Est-ce à dire que la consommation de produits stupéfiants exonérerait de toute responsabilité pénale ? Nullement. L’arrêt ne dit pas cela. Il signifie seulement que l’on ne juge pas pour meurtre quelqu’un au seul motif qu’il a consommé des stupéfiants. Être un drogué ne justifie pas une mise en accusation devant la cour d’assises alors que, du fait même de la prise de drogue, le consommateur n’a pas eu conscience de donner la mort à autrui et la volonté de le faire. Ce n’est pas la consommation de stupéfiants qui explique l’irresponsabilité pénale mais l’abolition du discernement qui en est, éventuellement, la conséquence. En l’espèce, si la consommation de stupéfiants n’avait pas été excessive au point de faire perdre à l’agent toute conscience de ses actes et toute liberté de s’en abstenir, sa responsabilité pénale aurait pu être engagée.

Ce constat n’est pas remis en cause par le caractère antisémite des faits. Il n’est pas aberrant que l’acte accompli dans un moment de folie par un individu antisémite conserve ce caractère : il est à son image. On ne peut en déduire la conscience de donner la mort, en faisant découler l’existence d’une infraction du constat de sa circonstance aggravante.

Peut-on remettre en cause une telle solution ?

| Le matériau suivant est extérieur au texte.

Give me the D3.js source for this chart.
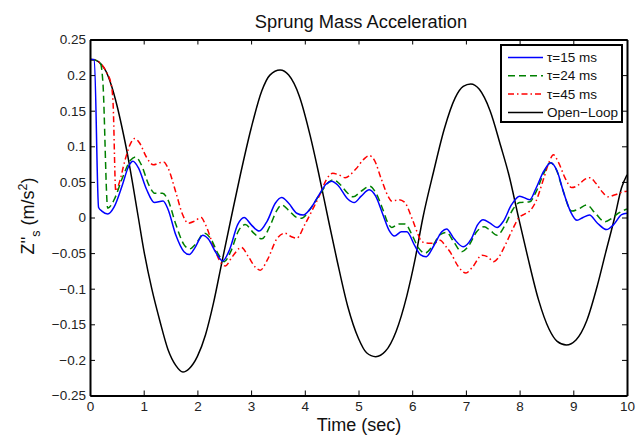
<!DOCTYPE html>
<html>
<head>
<meta charset="utf-8">
<script src="https://cdn.jsdelivr.net/npm/d3@7"></script>
<style>
  body { margin: 0; background: #fff; }
  svg { font-family: "Liberation Sans", Arial, Helvetica, sans-serif; }
</style>
</head>
<body>
<div id="chart"></div>
<script>
// values: [time (s), acceleration (m/s^2)]
const openLoop = [
  [0, 0.222], [0.1, 0.221], [0.2, 0.216], [0.3, 0.205], [0.4, 0.185], [0.5, 0.158],
  [0.6, 0.125], [0.7, 0.088], [0.8, 0.045], [0.9, 0.0], [1.0, -0.045], [1.15, -0.1],
  [1.3, -0.145], [1.45, -0.185], [1.6, -0.208], [1.73, -0.217], [1.85, -0.212],
  [2.0, -0.195], [2.15, -0.165], [2.3, -0.12], [2.45, -0.065], [2.63, 0.0],
  [2.8, 0.06], [3.0, 0.125], [3.2, 0.178], [3.35, 0.2], [3.54, 0.207], [3.7, 0.2],
  [3.9, 0.17], [4.1, 0.115], [4.25, 0.065], [4.43, 0.0], [4.6, -0.06], [4.8, -0.125],
  [5.0, -0.17], [5.15, -0.19], [5.32, -0.1955], [5.5, -0.188], [5.7, -0.16],
  [5.9, -0.11], [6.05, -0.06], [6.2, 0.0], [6.4, 0.065], [6.6, 0.125], [6.8, 0.168],
  [6.95, 0.184], [7.09, 0.1875], [7.25, 0.18], [7.45, 0.15], [7.65, 0.1], [7.8, 0.06],
  [7.98, 0.0], [8.15, -0.055], [8.35, -0.115], [8.55, -0.157], [8.7, -0.174],
  [8.87, -0.179], [9.05, -0.172], [9.25, -0.145], [9.45, -0.095], [9.6, -0.05],
  [9.77, 0.0], [9.9, 0.042], [10, 0.06]
];

const tau15 = [
  [0, 0.222], [0.08, 0.222], [0.16, 0.014], [0.22, 0.009], [0.33, 0.005], [0.45, 0.015],
  [0.6, 0.045], [0.72, 0.072], [0.8, 0.079], [0.9, 0.07], [1.05, 0.04], [1.2, 0.021],
  [1.36, 0.023], [1.45, 0.012], [1.6, -0.025], [1.75, -0.048], [1.85, -0.052],
  [1.95, -0.043], [2.1, -0.025], [2.2, -0.03], [2.35, -0.05], [2.47, -0.061],
  [2.6, -0.045], [2.75, -0.01], [2.87, 0.0], [3.0, -0.01], [3.15, -0.019], [3.3, -0.005],
  [3.45, 0.02], [3.57, 0.028], [3.7, 0.02], [3.85, 0.006], [3.97, 0.0035], [4.1, 0.012],
  [4.25, 0.03], [4.4, 0.047], [4.5, 0.051], [4.62, 0.045], [4.8, 0.026], [4.92, 0.021],
  [5.05, 0.03], [5.2, 0.039], [5.32, 0.03], [5.45, 0.005], [5.57, -0.018], [5.67, -0.026],
  [5.8, -0.02], [5.9, -0.02], [6.05, -0.04], [6.15, -0.052], [6.26, -0.055], [6.4, -0.04],
  [6.55, -0.02], [6.64, -0.016], [6.78, -0.03], [6.95, -0.041], [7.1, -0.03],
  [7.22, -0.01], [7.32, -0.003], [7.45, -0.008], [7.58, -0.014], [7.7, -0.005],
  [7.85, 0.018], [8.0, 0.03], [8.19, 0.025], [8.3, 0.04], [8.45, 0.065], [8.58, 0.077],
  [8.7, 0.065], [8.82, 0.035], [8.95, 0.008], [9.07, -0.004], [9.18, 0.0], [9.3, 0.0035],
  [9.45, -0.008], [9.62, -0.017], [9.75, -0.01], [9.9, 0.004], [10, 0.006]
];

const tau24 = [
  [0, 0.222], [0.1, 0.221], [0.2, 0.215], [0.24, 0.19], [0.33, 0.013], [0.45, 0.025],
  [0.6, 0.055], [0.75, 0.08], [0.85, 0.085], [0.95, 0.075], [1.1, 0.045], [1.21, 0.034],
  [1.35, 0.034], [1.45, 0.025], [1.6, -0.01], [1.75, -0.038], [1.86, -0.044],
  [1.97, -0.037], [2.13, -0.022], [2.25, -0.03], [2.4, -0.053], [2.5, -0.062],
  [2.62, -0.048], [2.77, -0.018], [2.89, -0.01], [3.05, -0.022], [3.2, -0.03],
  [3.35, -0.012], [3.48, 0.01], [3.57, 0.0175], [3.7, 0.01], [3.85, 0.0], [3.94, -0.001],
  [4.1, 0.012], [4.3, 0.035], [4.45, 0.05], [4.53, 0.053], [4.65, 0.047], [4.8, 0.034],
  [4.9, 0.029], [5.05, 0.037], [5.21, 0.044], [5.32, 0.035], [5.45, 0.012],
  [5.55, -0.008], [5.62, -0.014], [5.75, -0.009], [5.87, -0.009], [6.0, -0.025],
  [6.12, -0.043], [6.24, -0.05], [6.38, -0.04], [6.52, -0.024], [6.64, -0.021],
  [6.78, -0.035], [6.92, -0.048], [7.05, -0.04], [7.2, -0.02], [7.34, -0.013],
  [7.45, -0.018], [7.58, -0.025], [7.72, -0.012], [7.88, 0.012], [8.0, 0.021],
  [8.19, 0.022], [8.3, 0.035], [8.45, 0.062], [8.57, 0.077], [8.68, 0.068], [8.8, 0.04],
  [8.97, 0.009], [9.1, 0.012], [9.25, 0.0175], [9.42, 0.005], [9.59, -0.006],
  [9.72, -0.001], [9.84, 0.006], [10, 0.012]
];

const tau45 = [
  [0, 0.222], [0.1, 0.221], [0.2, 0.216], [0.3, 0.205], [0.4, 0.185], [0.43, 0.16],
  [0.48, 0.037], [0.55, 0.05], [0.65, 0.08], [0.75, 0.103], [0.83, 0.111], [0.92, 0.105],
  [1.05, 0.085], [1.18, 0.074], [1.3, 0.077], [1.37, 0.078], [1.45, 0.07], [1.6, 0.035],
  [1.72, 0.005], [1.83, -0.008], [1.95, -0.005], [2.07, 0.0], [2.15, -0.01], [2.3, -0.04],
  [2.45, -0.065], [2.52, -0.068], [2.65, -0.055], [2.82, -0.042], [2.95, -0.055],
  [3.08, -0.07], [3.17, -0.074], [3.3, -0.06], [3.48, -0.03], [3.63, -0.022],
  [3.75, -0.027], [3.85, -0.029], [4.0, -0.01], [4.15, 0.012], [4.28, 0.032],
  [4.4, 0.053], [4.52, 0.062], [4.63, 0.06], [4.75, 0.056], [4.95, 0.068], [5.1, 0.082],
  [5.2, 0.087], [5.3, 0.08], [5.42, 0.055], [5.55, 0.03], [5.62, 0.023], [5.75, 0.025],
  [5.85, 0.022], [6.0, -0.002], [6.1, -0.022], [6.18, -0.034], [6.3, -0.036],
  [6.41, -0.036], [6.52, -0.032], [6.62, -0.04], [6.72, -0.05], [6.85, -0.068],
  [7.0, -0.078], [7.12, -0.07], [7.3, -0.053], [7.4, -0.055], [7.52, -0.062],
  [7.6, -0.057], [7.73, -0.039], [7.88, -0.015], [7.98, -0.001], [8.1, 0.005],
  [8.2, 0.01], [8.3, 0.022], [8.45, 0.055], [8.55, 0.078], [8.63, 0.088], [8.72, 0.078],
  [8.85, 0.055], [8.97, 0.042], [9.1, 0.046], [9.2, 0.053], [9.31, 0.056], [9.42, 0.048],
  [9.55, 0.035], [9.65, 0.029], [9.78, 0.032], [9.93, 0.036], [10, 0.037]
];

const seriesNames = ["τ=15 ms", "τ=24 ms", "τ=45 ms", "Open−Loop"];
const xTicks = [0, 1, 2, 3, 4, 5, 6, 7, 8, 9, 10];
const yTicks = [-0.25, -0.2, -0.15, -0.1, -0.05, 0, 0.05, 0.1, 0.15, 0.2, 0.25];
const yTickLabels = ["−0.25", "−0.2", "−0.15", "−0.1", "−0.05", "0", "0.05", "0.1", "0.15", "0.2", "0.25"];

const width = 640;
const height = 436;
const plotLeft = 90, plotRight = 627, plotTop = 39.5, plotBottom = 395.5;

const svg = d3.select("#chart").append("svg")
    .attr("width", width)
    .attr("height", height);

const x = d3.scaleLinear().domain([0, 10]).range([plotLeft, plotRight]);
const y = d3.scaleLinear().domain([-0.25, 0.25]).range([plotBottom, plotTop]);

svg.append("defs").append("clipPath")
    .attr("id", "plot-clip")
    .append("rect")
    .attr("x", plotLeft).attr("y", plotTop)
    .attr("width", plotRight - plotLeft).attr("height", plotBottom - plotTop);

// series
const line = d3.line()
    .x(d => x(d[0]))
    .y(d => y(d[1]))
    .curve(d3.curveMonotoneX);

const styles = [
    {data: tau15, color: "#0000ff", dash: null},
    {data: tau24, color: "#008000", dash: "7,4"},
    {data: tau45, color: "#ff0000", dash: "6,3,1.5,3"},
    {data: openLoop, color: "#000000", dash: null}
];

const plot = svg.append("g").attr("clip-path", "url(#plot-clip)");
// draw open loop first so the controlled curves sit on top
[3, 2, 1, 0].forEach(i => {
    plot.append("path")
        .attr("d", line(styles[i].data))
        .attr("fill", "none")
        .attr("stroke", styles[i].color)
        .attr("stroke-width", 1.5)
        .attr("stroke-dasharray", styles[i].dash);
});

// axes, ticks pointing inwards on all four sides
function styleAxis(g) {
    g.select(".domain").attr("stroke", "#000").attr("stroke-width", 2);
    g.selectAll(".tick line").attr("stroke", "#000").attr("stroke-width", 1);
    g.selectAll(".tick text").attr("fill", "#222").attr("font-size", "13.5px");
}

svg.append("g")
    .attr("transform", `translate(0,${plotBottom})`)
    .call(d3.axisBottom(x).tickValues(xTicks).tickSizeInner(-5).tickSizeOuter(0).tickPadding(5))
    .call(styleAxis)
    .call(g => g.selectAll(".tick text").attr("dy", "0.75em"));

svg.append("g")
    .attr("transform", `translate(0,${plotTop})`)
    .call(d3.axisTop(x).tickValues(xTicks).tickSizeInner(-5).tickSizeOuter(0).tickFormat(""))
    .call(styleAxis);

svg.append("g")
    .attr("transform", `translate(${plotLeft},0)`)
    .call(d3.axisLeft(y).tickValues(yTicks).tickSizeInner(-5).tickSizeOuter(0).tickPadding(4)
        .tickFormat((d, i) => yTickLabels[i]))
    .call(styleAxis);

svg.append("g")
    .attr("transform", `translate(${plotRight},0)`)
    .call(d3.axisRight(y).tickValues(yTicks).tickSizeInner(-5).tickSizeOuter(0).tickFormat(""))
    .call(styleAxis);

// title and axis labels
svg.append("text")
    .attr("x", 361)
    .attr("y", 28)
    .attr("text-anchor", "middle")
    .attr("font-size", "18.3px")
    .attr("fill", "#111")
    .text("Sprung Mass Acceleration");

svg.append("text")
    .attr("x", 359)
    .attr("y", 431)
    .attr("text-anchor", "middle")
    .attr("font-size", "18px")
    .attr("fill", "#111")
    .text("Time (sec)");

const ylab = svg.append("text")
    .attr("transform", `translate(34,216) rotate(-90)`)
    .attr("text-anchor", "middle")
    .attr("font-size", "18px")
    .attr("fill", "#111");
ylab.append("tspan").text("Z''");
ylab.append("tspan").attr("font-size", "12.5px").attr("dy", 6).text("s");
ylab.append("tspan").attr("dy", -6).text(" (m/s");
ylab.append("tspan").attr("font-size", "12.5px").attr("dy", -7).text("2");
ylab.append("tspan").attr("dy", 7).text(")");

// legend
const legend = svg.append("g");
const lx = 501, ly = 45, lw = 121, lh = 77;
legend.append("rect")
    .attr("x", lx).attr("y", ly)
    .attr("width", lw).attr("height", lh)
    .attr("fill", "#fff")
    .attr("stroke", "#000")
    .attr("stroke-width", 2);

seriesNames.forEach((name, i) => {
    const cy = ly + 12.5 + i * 18.3;
    legend.append("line")
        .attr("x1", lx + 7).attr("x2", lx + 42)
        .attr("y1", cy).attr("y2", cy)
        .attr("stroke", styles[i].color)
        .attr("stroke-width", 1.5)
        .attr("stroke-dasharray", styles[i].dash);
    legend.append("text")
        .attr("x", lx + 46)
        .attr("y", cy + 4.5)
        .attr("font-size", "13.5px")
        .attr("fill", "#111")
        .text(name);
});
</script>
</body>
</html>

La marge de manœuvre du parlement est très limitée. En effet, en matière pénale, on juge un individu non pour ce qu’il est mais pour ce qu’il fait. On lui demande de répondre de ce qu’il fait parce que l’on part du principe qu’il a compris et voulu son acte. Il doit être capable de s’en expliquer. Il doit être capable également d’en mesurer la gravité afin de ne plus recommencer. Une telle solution est acquise depuis le droit romain ; elle s’est perpétuée jusqu’à nos jours de manière constante (sous réserve du Haut moyen âge où, sous l’influence d’anciennes coutumes primitives, on jugea les furiorus). Le Conseil constitutionnel en déduit une exigence d’intentionnalité (déc. n°2003-467 DC du 13 mars 2003, Loi pour la sécurité intérieure, § 77), confortée par la Cour européenne des droits de l’homme (Cour EDH, 20 janv. 2009, Sud Fondi srl et autres c/ Italie, § 115). Peu importe la consommation préalable de stupéfiants (ou d’alcool). Seul compte le résultat.

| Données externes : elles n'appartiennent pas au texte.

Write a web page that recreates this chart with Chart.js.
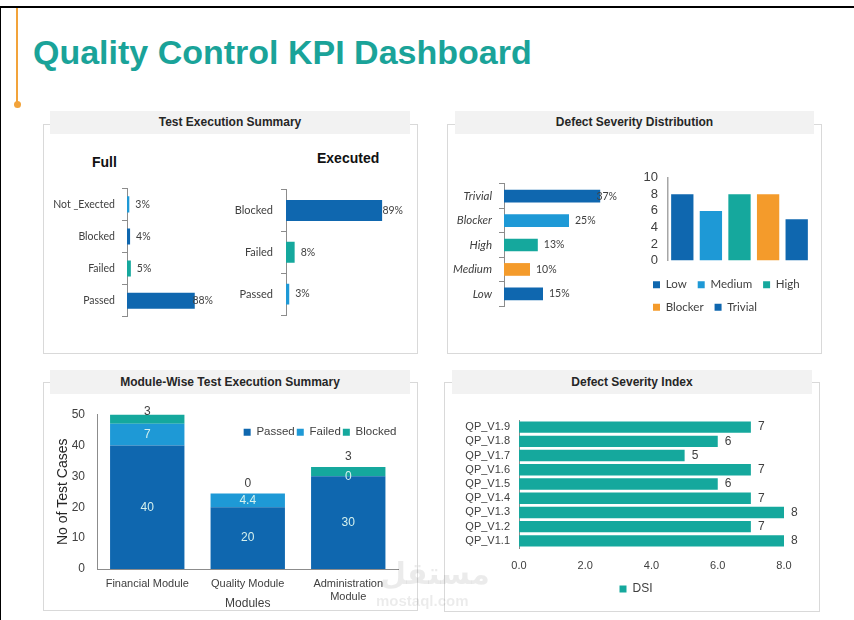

D’ailleurs, quel sens aurait le jugement de l’auteur des faits en l’espèce ? Lui imposer un procès, sous prétexte qu’il a abusé du cannabis, dès lors qu’il s’est placé dans la situation de ne plus savoir ce qu’il faisait et d’être incapable de s’empêcher de le faire, reviendrait à lui appliquer les sanctions applicables en matière de meurtre pour un fait de consommation de stupéfiants, que la loi punit d’une amende de 3750 € (200 € lorsque la procédure d’amende forfaitaire est mise en œuvre : CSP, art. L. 3421-1). La sanction serait disproportionnée par rapport au seul acte de consommation accompli sciemment, lequel s’avère sans rapport avec le dommage final à déplorer.

La consommation de stupéfiants ne peut-elle pas aggraver la responsabilité pénale ?

Ponctuellement, le droit pénal prend en compte la consommation de stupéfiants (comme celle d’alcool). Elle est ainsi un élément constitutif de certaines infractions (V., not., C. route, art. L. 235-1 et L. 234-1). Lorsqu’elle s’avère manifeste, elle peut constituer également une circonstance aggravante d’autres infractions (V., p.ex., C. pén., art. 222-12, 14° ou 222-24, 12°).

Mais ces hypothèses sont sans rapport avec la présente affaire. En effet, elles supposent que les faits soient imputables à celui qui les commet : le conducteur qui se voit reprocher d’avoir pris le volant après avoir consommé des stupéfiants est un individu dangereux mais il sait encore ce qu’il fait ; l’auteur de violences ou d’un viol qui consomme des produits stupéfiants pour se donner du courage sait de même ce qu’il fait. Son discernement n’est pas aboli, ni même altéré. Un tel comportement appelle une sanction aggravée car il présente des risques accrus : non seulement, il y a peu de chances que l’agent se désiste de son projet mais celui-ci pourrait bien dégénérer et s’avérer plus grave que souhaité.

On peut regretter que la même circonstance aggravante ne s’applique pas en matière de meurtre. Elle n’y est pas prévue car elle ferait alors double emploi avec la circonstance aggravante de préméditation qui suffit à porter la réclusion criminelle de trente années à la perpétuité. Mais cela ne changerait rien dans l’hypothèse où la consommation de stupéfiants, comme en l’espèce, est à l’origine d’un trouble psychique ou neuropsychique qui abolit le discernement du consommateur et le prive du contrôle de ses actes : s’il tue dans un accès de folie, ce consommateur ne commet pas un meurtre. Il n’y a dès lors aucune sanction à aggraver.